*What you will do*: Reproduce the material below line by line, beginning with its first line and ending with the line that contains "const topYTitle = 'Permeability,md';"; leave out pictures.

*Given information*:
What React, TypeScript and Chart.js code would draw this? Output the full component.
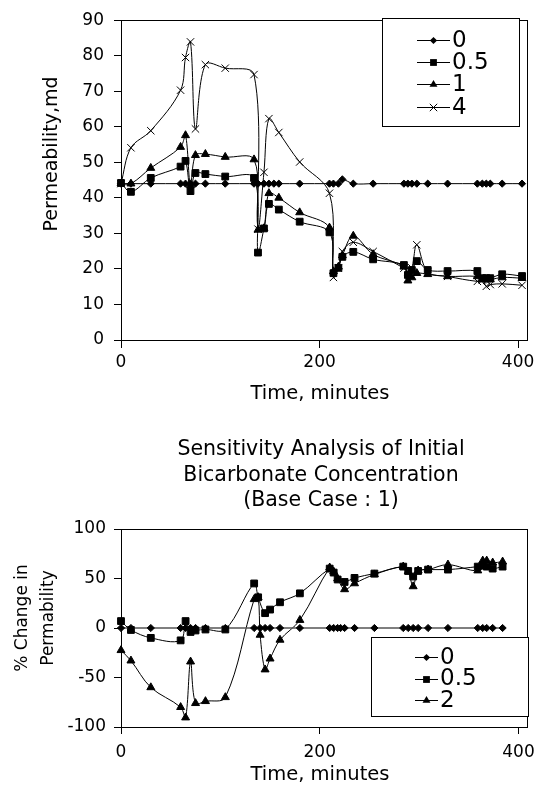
import React, { useEffect, useRef } from 'react';
import { Chart, registerables } from 'chart.js';

Chart.register(...registerables);

const FONT = "'DejaVu Sans', sans-serif";

// ---------------- Top chart data ----------------
const topTimes = [0, 10, 30, 60, 65, 70, 75, 85, 105, 134, 138, 144, 149, 154, 159, 180, 210, 214, 219, 223, 234, 254, 285, 289, 293, 298, 309, 329, 359, 364, 368, 372, 384, 404];
const topLabels = ['0', '0.5', '1', '4'];
const top0 = [44, 44, 44, 44, 44, 44, 44, 44, 44, 44, 44, 44, 44, 44, 44, 44, 44, 44, 44, 45.2, 44, 44, 44, 44, 44, 44, 44, 44, 44, 44, 44, 44, 44, 44];
const top05 = [44.2, 41.7, 45.6, 48.8, 50.4, 41.9, 47, 46.7, 46, 45.6, 24.6, 31.4, 38.3, null, 36.7, 33.3, 30.3, 18.8, 20.3, 23.4, 24.8, 22.7, 21.1, 18.3, 19.7, 22.2, 19.7, 19.4, 19.4, 17.4, 17.4, 17.4, 18.5, 18];
const top1 = [44, 44, 48.4, 54.3, 57.6, 43.5, 52, 52.3, 51.5, 50.8, 31, 31.4, 41.3, null, 40, 35.9, 31.6, 19.3, 20.6, 23.8, 29.3, 24.1, 20.6, 16.7, 17.6, 18.8, 18.5, 17.9, 17.9, 17, 17, 17, 17.6, 17.4];
const top4 = [44, 54.1, 58.9, 70.3, 79.5, 83.9, 59.4, 77.5, 76.5, 74.7, 31.2, 47.2, 62.3, null, 58.4, 50.1, 41.3, 17.6, 20.2, 24.9, 27.5, 24.9, 20.2, 19.3, 20.3, 26.8, 19.1, 17.9, 16.5, 16.9, 15.1, 15.6, 15.8, 15.4];
const topXTicks = [0, 200, 400];
const topYTicks = [0, 10, 20, 30, 40, 50, 60, 70, 80, 90];
const topXTitle = 'Time, minutes';
const topYTitle = 'Permeability,md';

// ---------------- Bottom chart data ----------------
const bottomTimes = [0, 10, 30, 60, 65, 70, 75, 85, 105, 134, 138, 140, 145, 150, 160, 180, 210, 214, 218, 221, 225, 235, 255, 284, 289, 294, 299, 309, 329, 359, 364, 368, 374, 384];
const bottomLabels = ['0', '0.5', '2'];
const bottom0 = [0, 0, 0, 0, 0, 0, 0, 0, 0, 0, null, 0, 0, 0, 0, 0, 0, 0, 0, 0, 0, 0, 0, 0, 0, 0, 0, 0, 0, 0, 0, 0, 0, 0];
const bottom05 = [7, -2, -10, -12.5, 7, -4, -2.5, -1.5, -1.5, 45, 31, null, 15, 18.6, 26, 35, 60, 56, 49, null, 46.5, 50.6, 55, 62, 57.6, 52, 57.6, 59, 59, 62, 63, 62, 60, 62];
const bottom2 = [-22.5, -33, -60, -80, -90.5, -34, -76, -74, -70, 29, 31, -7, -42, -31, -12, 8, 61, 57, 50, null, 39, 45, 54, 62, 57, 42, 58, 59, 64, 58, 68, 68, 66, 67];
const bottomXTicks = [0, 200, 400];
const bottomYTicks = [-100, -50, 0, 50, 100];
const bottomTitle = ['Sensitivity Analysis of Initial', 'Bicarbonate Concentration', '(Base Case : 1)'];
const bottomXTitle = 'Time, minutes';
const bottomYTitle = ['% Change in', 'Permability'];

type Marker = 'diamond' | 'square' | 'triangle' | 'cross';

const markerStyle: Record<Marker, { style: string; radius: number }> = {
  diamond: { style: 'rectRot', radius: 3.6 },
  square: { style: 'rect', radius: 4.8 },
  triangle: { style: 'triangle', radius: 4.6 },
  cross: { style: 'crossRot', radius: 5.2 },
};

function drawMarker(ctx: CanvasRenderingContext2D, m: Marker, x: number, y: number) {
  ctx.fillStyle = '#000';
  ctx.strokeStyle = '#000';
  ctx.lineWidth = 1;
  ctx.beginPath();
  if (m === 'diamond') {
    const r = 3.6;
    ctx.moveTo(x, y - r); ctx.lineTo(x + r, y); ctx.lineTo(x, y + r); ctx.lineTo(x - r, y);
    ctx.closePath(); ctx.fill();
  } else if (m === 'square') {
    const s = 3.4;
    ctx.rect(x - s, y - s, 2 * s, 2 * s); ctx.fill();
  } else if (m === 'triangle') {
    const r = 4.6;
    ctx.moveTo(x, y - r); ctx.lineTo(x + r * 0.866, y + r / 2); ctx.lineTo(x - r * 0.866, y + r / 2);
    ctx.closePath(); ctx.fill();
  } else {
    const d = 3.7;
    ctx.moveTo(x - d, y - d); ctx.lineTo(x + d, y + d);
    ctx.moveTo(x + d, y - d); ctx.lineTo(x - d, y + d);
    ctx.stroke();
  }
}

interface TextItem { text: string; x: number; y: number; size: number; rot?: number }
interface LegendCfg { x: number; y: number; w: number; h: number; firstRow: number; rowH: number; lineX0: number; lineX1: number; textX: number; size: number; items: { label: string; marker: Marker }[] }

function makePlugins(texts: TextItem[], legend: LegendCfg) {
  return [
    {
      id: 'frame',
      afterDatasetsDraw(chart: any) {
        const { ctx, chartArea } = chart;
        ctx.save();
        ctx.strokeStyle = '#000';
        ctx.lineWidth = 1;
        const l = Math.round(chartArea.left) + 0.5;
        const t = Math.round(chartArea.top) + 0.5;
        const r = Math.round(chartArea.right) + 0.5;
        const b = Math.round(chartArea.bottom) + 0.5;
        ctx.strokeRect(l, t, r - l, b - t);
        ctx.restore();
      },
    },
    {
      id: 'boxLegendAndTexts',
      afterDraw(chart: any) {
        const ctx: CanvasRenderingContext2D = chart.ctx;
        ctx.save();
        // legend
        ctx.fillStyle = '#fff';
        ctx.fillRect(legend.x, legend.y, legend.w, legend.h);
        ctx.strokeStyle = '#000';
        ctx.lineWidth = 1;
        ctx.strokeRect(legend.x + 0.5, legend.y + 0.5, legend.w, legend.h);
        legend.items.forEach((it, i) => {
          const cy = legend.y + legend.firstRow + i * legend.rowH;
          ctx.strokeStyle = '#000';
          ctx.lineWidth = 1;
          ctx.beginPath();
          ctx.moveTo(legend.lineX0, Math.round(cy) + 0.5);
          ctx.lineTo(legend.lineX1, Math.round(cy) + 0.5);
          ctx.stroke();
          drawMarker(ctx, it.marker, (legend.lineX0 + legend.lineX1) / 2, Math.round(cy) + 0.5);
          ctx.fillStyle = '#000';
          ctx.font = `${legend.size}px ${FONT}`;
          ctx.textAlign = 'left';
          ctx.textBaseline = 'middle';
          ctx.fillText(it.label, legend.textX, cy + 1);
        });
        // texts
        texts.forEach((it) => {
          ctx.save();
          ctx.translate(it.x, it.y);
          if (it.rot) ctx.rotate(it.rot);
          ctx.font = `${it.size}px ${FONT}`;
          ctx.fillStyle = '#000';
          ctx.textAlign = 'center';
          ctx.textBaseline = 'middle';
          ctx.fillText(it.text, 0, 0);
          ctx.restore();
        });
        ctx.restore();
      },
    },
  ];
}

function dataset(label: string, times: number[], values: (number | null)[], marker: Marker, lineColor = '#000', lineWidth = 1) {
  const ms = markerStyle[marker];
  return {
    label,
    data: times.map((t, i) => ({ x: t, y: values[i] })),
    borderColor: lineColor,
    borderWidth: lineWidth,
    pointStyle: ms.style,
    pointRadius: ms.radius,
    pointBackgroundColor: '#000',
    pointBorderColor: '#000',
    pointBorderWidth: 1,
    tension: 0.35,
    spanGaps: true,
    clip: false,
    fill: false,
  };
}

function axis(min: number, max: number, tickValues: number[], fit: (s: any) => void, tickLength: number, padding: number) {
  return {
    type: 'linear' as const,
    min,
    max,
    afterBuildTicks: (s: any) => { s.ticks = tickValues.map((v) => ({ value: v })); },
    afterFit: fit,
    grid: { drawOnChartArea: false, drawTicks: true, tickLength, color: '#000', lineWidth: 1 },
    border: { display: false },
    ticks: { color: '#000', font: { family: FONT, size: 17 }, padding, maxRotation: 0, autoSkip: false },
  };
}

function TopChart() {
  const ref = useRef<HTMLCanvasElement>(null);
  useEffect(() => {
    const H = 410;
    const texts: TextItem[] = [
      { text: topXTitle, x: 320, y: 394, size: 19.5 },
      { text: topYTitle, x: 52, y: 154, size: 19, rot: -Math.PI / 2 },
    ];
    const legend: LegendCfg = {
      x: 382, y: 18, w: 137, h: 108, firstRow: 22, rowH: 22.2, lineX0: 417, lineX1: 450, textX: 452, size: 23,
      items: [
        { label: topLabels[0], marker: 'diamond' },
        { label: topLabels[1], marker: 'square' },
        { label: topLabels[2], marker: 'triangle' },
        { label: topLabels[3], marker: 'cross' },
      ],
    };
    const chart = new Chart(ref.current!, {
      type: 'line',
      data: {
        datasets: [
          dataset(topLabels[0], topTimes, top0, 'diamond'),
          dataset(topLabels[1], topTimes, top05, 'square'),
          dataset(topLabels[2], topTimes, top1, 'triangle'),
          dataset(topLabels[3], topTimes, top4, 'cross'),
        ] as any,
      },
      options: {
        animation: false,
        responsive: false,
        devicePixelRatio: 1,
        layout: { padding: { left: 0, top: 13, right: 16, bottom: 0 } },
        plugins: { legend: { display: false }, tooltip: { enabled: false } },
        scales: {
          x: axis(0, 409, topXTicks, (s: any) => { s.height = H - 340; }, 8, 4),
          y: axis(0, 90, topYTicks, (s: any) => { s.width = 121; }, 7, 10),
        },
      } as any,
      plugins: makePlugins(texts, legend) as any,
    });
    return () => chart.destroy();
  }, []);
  return <canvas ref={ref} width={543} height={410} style={{ display: 'block', width: 543, height: 410 }} />;
}

function BottomChart() {
  const ref = useRef<HTMLCanvasElement>(null);
  useEffect(() => {
    const top = 410;
    const H = 383;
    const texts: TextItem[] = [
      { text: bottomTitle[0], x: 321, y: 450 - top, size: 20.5 },
      { text: bottomTitle[1], x: 321, y: 476 - top, size: 20.5 },
      { text: bottomTitle[2], x: 321, y: 501 - top, size: 20.5 },
      { text: bottomXTitle, x: 320, y: 775 - top, size: 19.5 },
      { text: bottomYTitle[0], x: 23, y: 618 - top, size: 17, rot: -Math.PI / 2 },
      { text: bottomYTitle[1], x: 49, y: 618 - top, size: 17, rot: -Math.PI / 2 },
    ];
    const legend: LegendCfg = {
      x: 371, y: 637 - top, w: 157, h: 79, firstRow: 20, rowH: 21.5, lineX0: 415, lineX1: 438, textX: 440, size: 23,
      items: [
        { label: bottomLabels[0], marker: 'diamond' },
        { label: bottomLabels[1], marker: 'square' },
        { label: bottomLabels[2], marker: 'triangle' },
      ],
    };
    const chart = new Chart(ref.current!, {
      type: 'line',
      data: {
        datasets: [
          dataset(bottomLabels[0], bottomTimes, bottom0, 'diamond', '#555', 1.6),
          dataset(bottomLabels[1], bottomTimes, bottom05, 'square'),
          dataset(bottomLabels[2], bottomTimes, bottom2, 'triangle'),
        ] as any,
      },
      options: {
        animation: false,
        responsive: false,
        devicePixelRatio: 1,
        layout: { padding: { left: 0, top: 119, right: 12, bottom: 0 } },
        plugins: { legend: { display: false }, tooltip: { enabled: false } },
        scales: {
          x: axis(0, 409, bottomXTicks, (s: any) => { s.height = H - 317; }, 7, 8),
          y: axis(-100, 100, bottomYTicks, (s: any) => { s.width = 121; }, 7, 8),
        },
      } as any,
      plugins: makePlugins(texts, legend) as any,
    });
    return () => chart.destroy();
  }, []);
  return <canvas ref={ref} width={543} height={383} style={{ display: 'block', width: 543, height: 383 }} />;
}

export default function App() {
  return (
    <div style={{ position: 'absolute', left: 0, top: 0, width: 543, height: 793, background: '#fff' }}>
      <TopChart />
      <BottomChart />
    </div>
  );
}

*Complete answer*:
What React, TypeScript and Chart.js code would draw this? Output the full component.
import React, { useEffect, useRef } from 'react';
import { Chart, registerables } from 'chart.js';

Chart.register(...registerables);

const FONT = "'DejaVu Sans', sans-serif";

// ---------------- Top chart data ----------------
const topTimes = [0, 10, 30, 60, 65, 70, 75, 85, 105, 134, 138, 144, 149, 154, 159, 180, 210, 214, 219, 223, 234, 254, 285, 289, 293, 298, 309, 329, 359, 364, 368, 372, 384, 404];
const topLabels = ['0', '0.5', '1', '4'];
const top0 = [44, 44, 44, 44, 44, 44, 44, 44, 44, 44, 44, 44, 44, 44, 44, 44, 44, 44, 44, 45.2, 44, 44, 44, 44, 44, 44, 44, 44, 44, 44, 44, 44, 44, 44];
const top05 = [44.2, 41.7, 45.6, 48.8, 50.4, 41.9, 47, 46.7, 46, 45.6, 24.6, 31.4, 38.3, null, 36.7, 33.3, 30.3, 18.8, 20.3, 23.4, 24.8, 22.7, 21.1, 18.3, 19.7, 22.2, 19.7, 19.4, 19.4, 17.4, 17.4, 17.4, 18.5, 18];
const top1 = [44, 44, 48.4, 54.3, 57.6, 43.5, 52, 52.3, 51.5, 50.8, 31, 31.4, 41.3, null, 40, 35.9, 31.6, 19.3, 20.6, 23.8, 29.3, 24.1, 20.6, 16.7, 17.6, 18.8, 18.5, 17.9, 17.9, 17, 17, 17, 17.6, 17.4];
const top4 = [44, 54.1, 58.9, 70.3, 79.5, 83.9, 59.4, 77.5, 76.5, 74.7, 31.2, 47.2, 62.3, null, 58.4, 50.1, 41.3, 17.6, 20.2, 24.9, 27.5, 24.9, 20.2, 19.3, 20.3, 26.8, 19.1, 17.9, 16.5, 16.9, 15.1, 15.6, 15.8, 15.4];
const topXTicks = [0, 200, 400];
const topYTicks = [0, 10, 20, 30, 40, 50, 60, 70, 80, 90];
const topXTitle = 'Time, minutes';
const topYTitle = 'Permeability,md';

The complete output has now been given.